Selain itu Muhammadiyah juga sangat konsern dengan pemberantasan korupsi. Seperti Muhammadiyah, PAN juga harus benar2 bisa menunjukkan taringnya dalam hal tersebut. Masih maraknya perilaku korup dikalangan sebagian politisi partai-partai Islam (termasuk PAN) harus segera bisa dieprbaiki. Selain itu, komitmen PAN dalam pemberantasan korupsi juga harus ditunjukkan dengan mendukung pihak-pihak yang terkait dalam pemberantasan korupsi.

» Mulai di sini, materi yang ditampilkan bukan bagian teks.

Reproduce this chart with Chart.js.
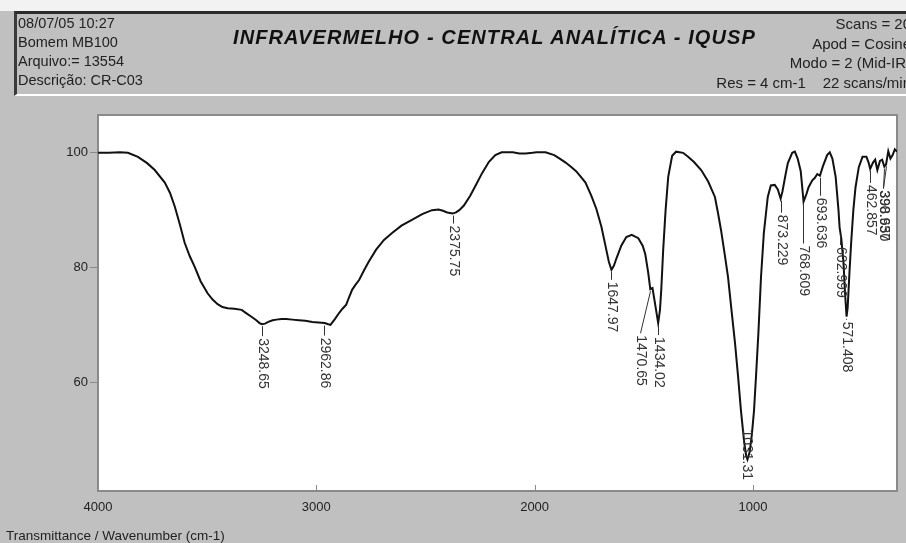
<!DOCTYPE html>
<html>
<head>
<meta charset="utf-8">
<script src="https://cdn.jsdelivr.net/npm/chart.js@4.4.0/dist/chart.umd.min.js"></script>
<style>
  html, body { margin: 0; padding: 0; }
  body {
    width: 906px; height: 543px; position: relative; overflow: hidden;
    background: #c0c0c0; color: #222;
    font-family: "Liberation Sans", Arial, sans-serif;
  }
  #topstrip { position: absolute; left: 0; top: 0; width: 906px; height: 11px; background: #f2f2f2; }
  #header {
    position: absolute; left: 14px; top: 11px; width: 892px; height: 80px;
    border-top: 3px solid #2a2a2a; border-left: 3px solid #3a3a3a; border-bottom: 2px solid #fff;
  }
  #info { position: absolute; left: 1px; top: 0; font-size: 14.5px; line-height: 19px; }
  #title {
    position: absolute; left: 216px; top: 12px; font-size: 20px; font-weight: bold; font-style: italic;
    letter-spacing: 1.1px; color: #111; white-space: nowrap;
  }
  #params { position: absolute; right: -2px; top: 0; font-size: 15px; line-height: 19.5px; text-align: right; white-space: pre; }
  #c { position: absolute; left: 0; top: 0; }
  #xlabel { position: absolute; left: 6px; top: 528px; font-size: 13.5px; color: #222; white-space: nowrap; }
</style>
</head>
<body>
<canvas id="c" width="906" height="543"></canvas>
<div id="topstrip"></div>
<div id="header">
  <div id="info">08/07/05 10:27<br>Bomem MB100<br>Arquivo:= 13554<br>Descrição: CR-C03</div>
  <div id="title">INFRAVERMELHO - CENTRAL ANALÍTICA - IQUSP</div>
  <div id="params">Scans = 20
Apod = Cosine
Modo = 2 (Mid-IR)
Res = 4 cm-1    22 scans/min</div>
</div>
<div id="xlabel">Transmittance / Wavenumber (cm-1)</div>
<script>
// spectrum
const wavenumber = [4000, 3950, 3900, 3863, 3817, 3775, 3740, 3694, 3670, 3648, 3625, 3603, 3580, 3557, 3530, 3498,
  3475, 3452, 3430, 3406, 3375, 3342, 3320, 3297, 3275, 3260, 3249, 3235, 3220, 3200, 3183, 3160, 3137, 3110,
  3080, 3050, 3018, 2990, 2962, 2945, 2935, 2915, 2895, 2880, 2863, 2850, 2836, 2820, 2804, 2780, 2760, 2726,
  2690, 2653, 2610, 2562, 2515, 2470, 2440, 2420, 2400, 2376, 2360, 2345, 2324, 2295, 2269, 2240, 2210, 2180,
  2151, 2100, 2070, 2041, 2010, 1990, 1950, 1910, 1885, 1858, 1835, 1810, 1790, 1767, 1740, 1717, 1694, 1670,
  1660, 1648, 1637, 1625, 1603, 1580, 1555, 1525, 1505, 1493, 1480, 1470, 1460, 1448, 1434, 1426, 1420, 1411,
  1400, 1388, 1370, 1352, 1320, 1297, 1270, 1237, 1205, 1174, 1160, 1146, 1130, 1114, 1098, 1082, 1068, 1055,
  1040, 1031, 1025, 1015, 1005, 995, 986, 975, 963, 950, 940, 932, 918, 900, 886, 873, 865, 850, 840, 820, 808,
  795, 781, 768, 755, 745, 728, 717, 705, 693, 680, 660, 648, 636, 621, 608, 603, 595, 585, 578, 571, 566, 558,
  550, 540, 530, 515, 498, 480, 470, 463, 450, 440, 430, 418, 408, 398, 390, 380, 370, 360, 350, 340];
const transmittance = [100, 100, 100.1, 100, 99.3, 98.2, 97.0, 94.8, 93.0, 90.6, 87.5, 84.3, 82.0, 80.1, 77.6, 75.5,
  74.4, 73.6, 73.1, 72.9, 72.8, 72.6, 72.0, 71.4, 70.8, 70.3, 70.1, 70.2, 70.5, 70.8, 70.9, 71.0, 71.0, 70.9,
  70.8, 70.7, 70.5, 70.4, 70.3, 70.1, 70.0, 71.0, 72.1, 72.8, 73.5, 74.8, 76.1, 77.0, 77.8, 79.6, 81.0, 83.1,
  84.8, 86.0, 87.3, 88.3, 89.3, 90.0, 90.1, 89.9, 89.6, 89.4, 89.6, 90.0, 90.8, 92.5, 94.4, 96.5, 98.4, 99.6,
  100.1, 100.1, 99.9, 99.9, 100.0, 100.1, 100.1, 99.6, 99.0, 98.3, 97.6, 96.8, 95.9, 94.8, 92.5, 90.2, 87.1, 82.8,
  81.0, 79.6, 80.3, 81.6, 83.8, 85.3, 85.7, 85.1, 83.8, 82.3, 79.2, 76.2, 76.4, 73.6, 70.3, 72.5, 76.0, 83.1,
  90.0, 95.8, 99.5, 100.2, 100.0, 99.3, 98.4, 97.0, 95.0, 92.3, 89.5, 86.5, 82.5, 78.3, 72.5, 66.8, 61.0, 55.1,
  49.5, 47.2, 46.5, 47.8, 50.8, 55.0, 60.9, 68.5, 78.3, 86.0, 89.5, 92.3, 94.3, 94.4, 93.6, 92.0, 93.2, 96.3, 98.2, 100.0, 100.2,
  99.0, 96.8, 91.5, 92.8, 94.0, 95.2, 95.6, 96.3, 96.0, 97.6, 99.6, 100.1, 99.0, 95.8, 90.0, 87.0, 85.0, 80.8, 75.5, 71.4, 73.0, 79.0,
  84.3, 90.0, 94.0, 97.5, 99.3, 99.3, 98.3, 97.2, 98.3, 98.8, 97.0, 98.6, 98.8, 97.6, 98.0, 100.3, 99.0, 99.6, 100.6, 100.2];

// peak picks
const peakWn = [3248.65, 2962.86, 2375.75, 1647.97, 1470.65, 1434.02, 1031.31, 873.229, 768.609, 693.636, 602.999, 571.408, 462.857, 398.650, 390.937];
const peakT = [70.1, 70.2, 89.4, 79.6, 76.2, 70.3, 46.5, 92.0, 91.5, 96.0, 86.0, 71.4, 97.2, 97.6, 98.0];
const peakText = ['3248.65', '2962.86', '2375.75', '1647.97', '1470.65', '1434.02', '1031.31', '873.229', '768.609', '693.636', '602.999', '571.408', '462.857', '398.650', '390.937'];

const xTicks = [4000, 3000, 2000, 1000];
const yTicks = [60, 80, 100];

// leader line for each pick: length down, sideways shift of the text
const leader = [
  { lead: 12, dx: 0 }, { lead: 12, dx: 0 }, { lead: 10, dx: 0 }, { lead: 10, dx: 0 },
  { lead: 44, dx: -10 }, { lead: 12, dx: 0 }, { lead: -32, dx: 0 }, { lead: 14, dx: 0 },
  { lead: 42, dx: 0 }, { lead: 20, dx: 0 }, { lead: 12, dx: 0 }, { lead: 3, dx: 0 },
  { lead: 14, dx: 0 }, { lead: 22, dx: -1 }, { lead: 24, dx: -3 }
];

const FONT = '"Liberation Sans", Arial, sans-serif';

const plotFrame = {
  id: 'plotFrame',
  beforeDraw(chart) {
    const { ctx, chartArea: a } = chart;
    ctx.save();
    ctx.fillStyle = '#fff';
    ctx.fillRect(a.left, a.top, a.right - a.left, a.bottom - a.top);
    ctx.restore();
  },
  beforeDatasetsDraw(chart) {
    const { ctx, chartArea: a, scales: { x } } = chart;
    ctx.save();
    ctx.strokeStyle = '#8a8a8a';
    ctx.lineWidth = 2;
    ctx.strokeRect(a.left, a.top, a.right - a.left, a.bottom - a.top);
    ctx.lineWidth = 1;
    xTicks.forEach(v => {
      const px = Math.round(x.getPixelForValue(v)) + 0.5;
      ctx.beginPath();
      ctx.moveTo(px, a.bottom);
      ctx.lineTo(px, a.bottom - 6);
      ctx.stroke();
    });
    ctx.restore();
  }
};

const peakLabels = {
  id: 'peakLabels',
  afterDatasetsDraw(chart) {
    const { ctx, scales: { x, y } } = chart;
    ctx.save();
    ctx.strokeStyle = '#333';
    ctx.fillStyle = '#333';
    ctx.lineWidth = 1;
    ctx.font = '14px ' + FONT;
    peakWn.forEach((w, i) => {
      const st = leader[i];
      const px = Math.round(x.getPixelForValue(w)) + 0.5;
      const py = y.getPixelForValue(peakT[i]);
      const tx = px + st.dx, ty = py + st.lead;
      if (st.lead > 0) {
        ctx.beginPath();
        ctx.moveTo(px, py + 2);
        ctx.lineTo(tx, ty);
        ctx.stroke();
      }
      ctx.save();
      ctx.translate(tx, ty + 2);
      ctx.rotate(Math.PI / 2);
      ctx.textAlign = 'left';
      ctx.textBaseline = 'middle';
      ctx.fillText(peakText[i], 0, 0);
      ctx.restore();
    });
    ctx.restore();
  }
};

new Chart(document.getElementById('c'), {
  type: 'line',
  data: {
    datasets: [{
      data: wavenumber.map((w, i) => ({ x: w, y: transmittance[i] })),
      borderColor: '#111',
      borderWidth: 2,
      pointRadius: 0,
      tension: 0,
      fill: false
    }]
  },
  options: {
    responsive: false,
    animation: false,
    layout: { padding: { left: 0, top: 115, right: 9, bottom: 0 } },
    plugins: { legend: { display: false }, tooltip: { enabled: false } },
    scales: {
      x: {
        type: 'linear', reverse: true, min: 340, max: 4000,
        afterBuildTicks: s => { s.ticks = xTicks.map(v => ({ value: v })); },
        afterFit: s => { s.height = 52; },
        grid: { drawOnChartArea: false, drawTicks: false },
        border: { display: false },
        ticks: { padding: 9, color: '#222', font: { size: 13, family: FONT }, maxRotation: 0, autoSkip: false,
          callback: v => String(v) }
      },
      y: {
        min: 41, max: 106.6,
        afterBuildTicks: s => { s.ticks = yTicks.map(v => ({ value: v })); },
        afterFit: s => { s.width = 98; },
        grid: { drawOnChartArea: false, drawTicks: true, tickLength: 8, color: '#8a8a8a' },
        border: { display: false },
        ticks: { padding: 2, color: '#222', font: { size: 13, family: FONT }, callback: v => String(v) }
      }
    }
  },
  plugins: [plotFrame, peakLabels]
});
</script>
</body>
</html>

Walhasil dengan hal-hal tersebut di atas diharapkan PAN dibawah kepemimpinan Zul bisa memperbaiki citra dan kinerjanya. Sindiran sebagian orang tentang PAN sebagai ”Partai Artis Nasional” harus segera di jawab dengan langkah-langkah kongkrit yang positif. Secara pribadi, Zul juga harus hati-hati jangan sampai terulang kejadian seperti Rasyid anak Hatta Rajasa yang mobilnya menabrak orang dan proses peradilannya ”nggak-jelas” sehingga dianggap menciderai rasa keadilan masyarakat. Terkait kasus tersebut, Zul harus selalu ingat Nabi Muhammad SAW bahkan rela untuk ”memotong-tangan” anaknya sendiri, jika ketahuan mencuri. Pemimpin tidak cukup hanya tegas dan demokratis, tapi juga harus menunjukkan komitmennya tentang keadilan, baik pada orang-orang yang dipimpinnya maupun pada masyarakat luas.
Selamat utk Zul dan PAN, semoga benar-benar amanah sesuai nama partainya!